Position-Specific 13C Fractionation during Liquid–Vapor Transition Correlated to the Strength of Intermolecular Interaction in the Liquid Phase B

The relationship between the strength of the intermolecular interaction in liquid and the position-specific ¹³C fractionation observed during distillation was investigated. A range of molecules showing different intermolecular interactions in terms of mode and intensity were incorporated in the study. Although it had previously been suggested that during evaporation the diffusive ¹³C isotope effect in the thin liquid layer interfaced with vapor is not position-specific, herein we show that this is not the case. In particular, the position-specific effect was demonstrated for a series of alcohols. Our hypothesis is that intermolecular interactions in the liquid phase are the source of position-specific ¹³C fractionation observed on the molecule.
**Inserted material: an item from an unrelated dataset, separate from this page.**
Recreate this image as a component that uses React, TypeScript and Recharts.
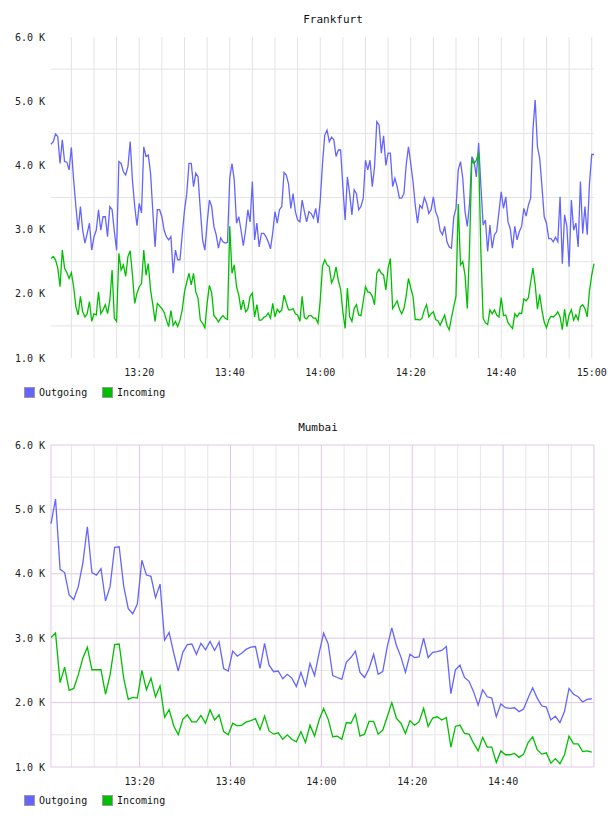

A clear trend is observed between the ¹³C isotope effect of the carbon bearing the heteroatom of chemical function and the relative permittivity, the solvent hydrogen bond acidity, and the solvent hydrogen bond basicity, while only a weak trend was observed when using the ¹³C content of the whole molecule. Furthermore, two families of products appeared when using the hydrogen bond acidity parameter for the correlation by distinguishing H-acceptor and H-donor molecules from those H-acceptors only. This strongly reinforces the hypothesis of an important role of the ¹³C positioned close to the interaction center.